Übrigens: Neben typischen Rebsorten gilt übrigens auch der unverwechselbare Bocksbeutel als typische Flaschenform für qualitativen Frankenwein. Ein flacher, bauchiger Glaskörper mit kurzem Hals. Diese Flasche ist seit 1989 in der EU geschützt und darf lediglich für Weine aus Franken verwendet werden. Eine ähnliche Flaschenform findet sich in Portugal.
Fränkische Weinkultur
Keine Frage, die fränkische Lebensart ist durch und durch vom Weinbau geprägt. Vielleicht ähnlich wie der Friesentee in Friesland gilt der Wein zumindest im sogenannten Weinfranken als Volksgetränk. Doch anders als in anderen Regionen sind in Franken auch das Verständnis für sowie das Wissen über Wein seit Generationen weit verbreitet.
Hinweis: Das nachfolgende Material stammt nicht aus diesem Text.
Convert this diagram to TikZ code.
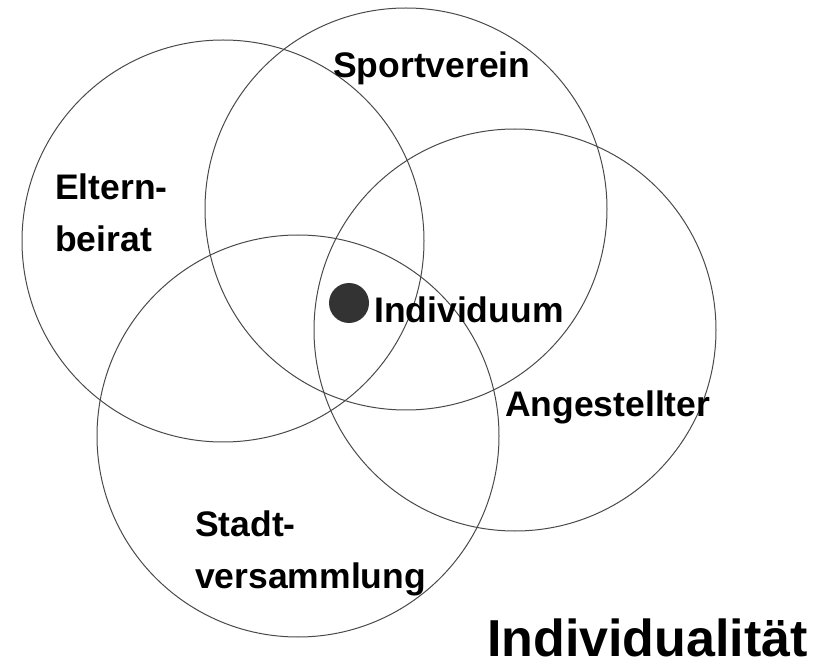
\documentclass[tikz,border=0pt]{standalone}
\usepackage{fontspec}
\setmainfont{Liberation Sans}
\usepackage{xcolor}
\usepackage{tikz}
\usetikzlibrary{positioning}
\definecolor{ringgray}{HTML}{4A4A4A}
\definecolor{dotgray}{HTML}{333333}
\tikzset{
  ring/.style={draw=ringgray, circle, line width=1pt, minimum size=402pt, inner sep=0pt},
  label/.style={inner sep=0pt, align=left, text=black, font=\bfseries\fontsize{35.5}{52}\selectfont},
  person/.style={circle, fill=dotgray, minimum size=40pt, inner sep=0pt},
  heading/.style={inner sep=0pt, text=black, font=\bfseries\fontsize{52}{60}\selectfont}
}

\begin{document}
\begin{tikzpicture}[x=1pt, y=-1pt]
  \useasboundingbox (0,0) rectangle (820,668);

  % the four groups
  \node[ring] (eltern) at (223,241) {};
  \node[ring] (sport)  at (406,209) {};
  \node[ring] (arbeit) at (515,330) {};
  \node[ring] (stadt)  at (298,436) {};

  \node[label, anchor=base west] (sporttext) at (333,78) {Sportverein};
  \node[label, anchor=north west] (elterntext) at (55,174) {Eltern-\\beirat};
  \node[label, anchor=base west] (arbeittext) at (505,417) {Angestellter};
  \node[label, anchor=north west] (stadttext) at (195,511) {Stadt-\\versammlung};

  % the person in the middle
  \node[person] (ich) at (349,303) {};
  \node[label, anchor=base west] (ichtext) at (374,323) {Individuum};

  \node[heading, anchor=base east] (titel) at (808,656) {Individualität};
\end{tikzpicture}
\end{document}
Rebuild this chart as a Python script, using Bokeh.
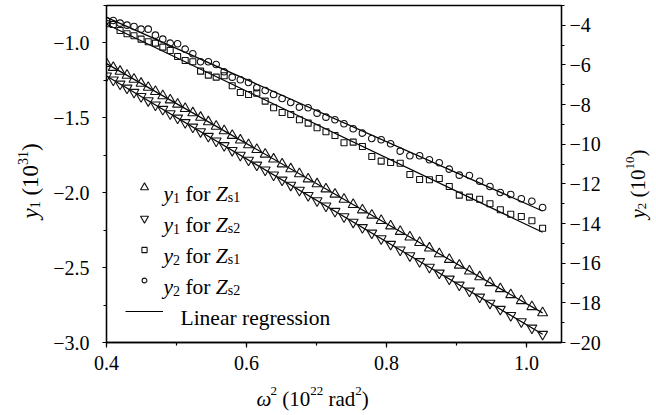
import numpy as np
from math import pi
from bokeh.plotting import figure
from bokeh.models import (Range1d, LinearAxis, SingleIntervalTicker, CustomJSTickFormatter,
                          Label, Legend, LegendItem)
from bokeh.core.properties import value
from bokeh.embed import file_html
from bokeh.resources import INLINE

# ---------------- data ----------------
omega_sq = [0.4000, 0.4097, 0.4194, 0.4293, 0.4393, 0.4494, 0.4596, 0.4699, 0.4804, 0.4910,
            0.5016, 0.5124, 0.5233, 0.5344, 0.5455, 0.5567, 0.5681, 0.5796, 0.5912, 0.6029,
            0.6147, 0.6267, 0.6387, 0.6509, 0.6632, 0.6756, 0.6881, 0.7008, 0.7135, 0.7264,
            0.7393, 0.7524, 0.7656, 0.7790, 0.7924, 0.8059, 0.8196, 0.8334, 0.8473, 0.8613,
            0.8754, 0.8897, 0.9040, 0.9185, 0.9331, 0.9478, 0.9626, 0.9775, 0.9926, 1.0077,
            1.0230]

y1_zs1 = [-1.138, -1.164, -1.190, -1.216, -1.243, -1.270, -1.297, -1.325, -1.353, -1.381,
          -1.409, -1.438, -1.467, -1.497, -1.527, -1.557, -1.587, -1.618, -1.649, -1.680,
          -1.712, -1.743, -1.776, -1.808, -1.841, -1.874, -1.908, -1.941, -1.975, -2.010,
          -2.044, -2.079, -2.115, -2.150, -2.186, -2.222, -2.259, -2.296, -2.333, -2.370,
          -2.408, -2.446, -2.484, -2.523, -2.562, -2.601, -2.641, -2.681, -2.721, -2.761,
          -2.802]

y1_zs2 = [-1.220, -1.247, -1.274, -1.301, -1.329, -1.357, -1.385, -1.414, -1.443, -1.472,
          -1.501, -1.531, -1.561, -1.592, -1.623, -1.654, -1.685, -1.717, -1.749, -1.782,
          -1.815, -1.848, -1.881, -1.915, -1.949, -1.983, -2.018, -2.053, -2.088, -2.124,
          -2.160, -2.196, -2.232, -2.269, -2.307, -2.344, -2.382, -2.420, -2.459, -2.497,
          -2.536, -2.576, -2.616, -2.656, -2.696, -2.737, -2.778, -2.819, -2.861, -2.903,
          -2.945]

y2_zs1 = [-3.920, -3.956, -4.258, -4.425, -4.526, -4.697, -4.828, -4.899, -5.101, -5.267,
          -5.570, -5.772, -5.838, -6.312, -6.514, -6.615, -6.544, -7.049, -7.386, -7.487,
          -7.422, -7.825, -8.158, -8.396, -8.496, -8.764, -8.935, -9.167, -9.369, -9.556,
          -9.925, -9.894, -10.111, -10.616, -10.853, -10.918, -10.954, -11.524, -11.776, -11.791,
          -11.726, -12.129, -12.568, -12.669, -12.770, -13.002, -13.305, -13.527, -13.643, -13.860,
          -14.233]

y2_zs2 = [-3.754, -3.754, -3.890, -3.991, -4.057, -4.193, -4.193, -4.495, -4.697, -4.899,
          -4.929, -5.202, -5.434, -5.838, -5.838, -5.974, -6.342, -6.615, -6.746, -6.882,
          -7.150, -7.286, -7.487, -7.689, -7.891, -8.128, -8.158, -8.431, -8.633, -8.764,
          -8.966, -9.218, -9.440, -9.707, -9.773, -9.975, -10.348, -10.580, -10.580, -10.782,
          -10.934, -11.256, -11.559, -11.574, -11.862, -12.129, -12.431, -12.532, -12.750, -12.871,
          -13.189]

# ---------------- layout ----------------
W, H = 656, 415
FL, FT, FW, FH = 106, 5, 455, 337
X0, X1 = 0.4, 1.05
Y0, Y1 = -3.0, -0.75
Y2_0, Y2_1 = -20.0, -3.0
FONT = "Liberation Serif"
INK = "#111111"


def px2x(px):
    return X0 + (px - FL) * (X1 - X0) / FW


def py2y(py):
    return Y1 - (py - FT) * (Y1 - Y0) / FH


p = figure(width=W, height=H, x_range=Range1d(X0, X1), y_range=Range1d(Y0, Y1),
           output_backend="svg", toolbar_location=None,
           min_border_left=FL, min_border_right=W - FL - FW,
           min_border_top=FT, min_border_bottom=H - FT - FH)
p.extra_y_ranges = {"y2": Range1d(Y2_0, Y2_1)}
p.grid.visible = False
p.outline_line_color = "black"
p.outline_line_width = 1.3
p.background_fill_color = "white"
p.border_fill_color = "white"


def style_axis(ax, out_len, standoff):
    ax.axis_line_color = "black"
    ax.axis_line_width = 1.3
    ax.major_tick_line_color = "black"
    ax.minor_tick_line_color = "black"
    ax.major_tick_line_width = 1.2
    ax.minor_tick_line_width = 1.2
    ax.major_tick_in = 0
    ax.minor_tick_in = 0
    ax.major_tick_out = out_len
    ax.minor_tick_out = 3
    ax.major_label_text_font = FONT
    ax.major_label_text_font_size = "20px"
    ax.major_label_text_color = "black"
    ax.major_label_standoff = standoff


fmt1 = CustomJSTickFormatter(code="return (tick < -1e-9 ? '\u2212' : '') + Math.abs(tick).toFixed(1);")
fmt0 = CustomJSTickFormatter(code="return (tick < -1e-9 ? '\u2212' : '') + Math.abs(tick).toFixed(0);")

xa = p.xaxis[0]
xa.ticker = SingleIntervalTicker(interval=0.2, num_minor_ticks=2)
xa.formatter = fmt1
style_axis(xa, 5, 8)

ya = p.yaxis[0]
ya.ticker = SingleIntervalTicker(interval=0.5, num_minor_ticks=2)
ya.formatter = fmt1
style_axis(ya, 4, 13)

ya2 = LinearAxis(y_range_name="y2")
ya2.ticker = SingleIntervalTicker(interval=2, num_minor_ticks=2)
ya2.formatter = fmt0
style_axis(ya2, 4, 4)
p.add_layout(ya2, "right")

# ---------------- data marks ----------------
x = np.array(omega_sq)
series = [
    (y1_zs1, "triangle", 10, "default"),
    (y1_zs2, "inverted_triangle", 10, "default"),
    (y2_zs1, "square", 6, "y2"),
    (y2_zs2, "circle", 6.5, "y2"),
]
marker_r = []
line_r = []
for ys, mk, sz, rng in series:
    ys = np.array(ys)
    k, b = np.polyfit(x, ys, 1)
    xl = np.array([x.min(), x.max()])
    lr = p.line(xl, k * xl + b, line_color="black", line_width=1.2, y_range_name=rng)
    mr = p.scatter(x, ys, marker=mk, size=sz, fill_color=None, line_color=INK,
                   line_width=1.1, y_range_name=rng)
    marker_r.append(mr)
    line_r.append(lr)

# ---------------- legend (glyphs) ----------------
rows_cy = [187, 218, 249, 280, 311]
glyph_h = [20, 20, 13, 12, 20]
leg_renderers = marker_r + [line_r[0]]
for cy, gh, r in zip(rows_cy, glyph_h, leg_renderers):
    leg = Legend(items=[LegendItem(label=value(" "), renderers=[r])],
                 location=(19, FT + FH - (cy + gh / 2)),
                 glyph_width=38, glyph_height=gh, label_height=gh, label_width=1,
                 label_text_font_size="1px", label_standoff=0, padding=0, margin=0,
                 spacing=0, border_line_alpha=0, background_fill_alpha=0)
    p.add_layout(leg)

# ---------------- rich text ----------------
W_RM = {" ": 250, "(": 333, ")": 333, ".": 250, "a": 444, "d": 500, "e": 444, "f": 333,
        "g": 500, "i": 278, "L": 611, "n": 500, "o": 500, "r": 333, "s": 389}
W_IT = {"y": 444, "Z": 556, "\u03c9": 667}
MAIN, SMALL = 21, 13


def text_w(s, size, italic):
    tab = W_IT if italic else W_RM
    return sum(tab.get(c, 500) for c in s) * size / 1000.0


def add_rich(pieces, start, base, rotated=False, main=MAIN, small=SMALL, outside=False):
    pos = start
    for text, kind in pieces:
        size = main if kind in ("rm", "it", "sp") else small
        shift = {"rm": 0, "it": 0, "sp": 0, "sub": 4, "sup": -8}[kind]
        w = text_w(text, size, kind == "it")
        if kind != "sp":
            if rotated:
                sx, sy = base + shift, pos
            else:
                sx, sy = pos, base + shift
            style = "italic" if kind == "it" else "normal"
            ang = pi / 2 if rotated else 0
            if outside:
                # text glyph on the overlay level (not clipped to the frame)
                p.text(x=[px2x(sx)], y=[py2y(sy)], text=[text], angle=ang,
                       text_font=value(FONT), text_font_size=value(f"{size}px"),
                       text_font_style=value(style), text_baseline="alphabetic",
                       text_align="left", text_color="black", level="overlay")
            else:
                p.add_layout(Label(x=px2x(sx), y=py2y(sy), text=text, text_font=FONT,
                                   text_font_size=f"{size}px", text_font_style=style,
                                   text_baseline="alphabetic", text_align="left",
                                   text_color="black", angle=ang))
        pos = pos - w if rotated else pos + w


# x axis title: ω² (10²² rad²)
add_rich([("\u03c9", "it"), ("2", "sup"), (" ", "sp"), ("(10", "rm"), ("22", "sup"),
          (" ", "sp"), ("rad", "rm"), ("2", "sup"), (")", "rm")], 256, 398, outside=True)
# left axis title: y1 (10^31)
add_rich([("y", "it"), ("1", "sub"), (" ", "sp"), ("(10", "rm"), ("31", "sup"), (")", "rm")],
         218, 30, rotated=True, outside=True, main=23, small=14)
# right axis title: y2 (10^10)
add_rich([("y", "it"), ("2", "sub"), (" ", "sp"), ("(10", "rm"), ("10", "sup"), (")", "rm")],
         218, 637, rotated=True, outside=True)

# legend texts
legend_subs = [("1", "s1"), ("1", "s2"), ("2", "s1"), ("2", "s2")]
for cy, (a, bsub) in zip(rows_cy[:4], legend_subs):
    add_rich([("y", "it"), (a, "sub"), (" ", "sp"), ("for", "rm"), (" ", "sp"),
              ("Z", "it"), (bsub, "sub")], 163, cy + 6, main=21.5, small=14)
p.add_layout(Label(x=px2x(180), y=py2y(rows_cy[4] + 6), text="Linear regression",
                   text_font=FONT, text_font_size="21.5px", text_baseline="alphabetic",
                   text_align="left", text_color="black"))

open("out.html", "w", encoding="utf-8").write(file_html(p, INLINE))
Man könnte fast behaupten, es sei den Franken in die Wiege gelegt.
Ebenso verbreitet sind Feierlichkeiten wie Weinfeste, die in beinahe jedem Ort, in dem Wein angebaut wird, stattfinden sowie Wein-Gasthöfe und traditionelle Gasthäuser, die sich selbst in kleinen Städtchen in einer hohen Dichte finden lassen. Tradition hat darüber hinaus die seit rund 70 Jahren stattfindende Wahl der Fränkischen Weinkönigin. Für gewöhnlich kommt diese aus einer Winzerfamilie, besitzt eine entsprechende Berufsausbildung oder hatte bereits eine Amtszeit als örtliche Weinprinzessin inne.
Wie sehr die Weinkultur in Franken mit der Region verbunden ist, zeigt sich übrigens auch in den Stadt- beziehungsweise Ortswappen der jeweiligen Orte. Viele von ihnen zollen dem Weinbau Tribut, indem sie Rebstöcke, Trauben, Rebmesser oder Kelter enthalten.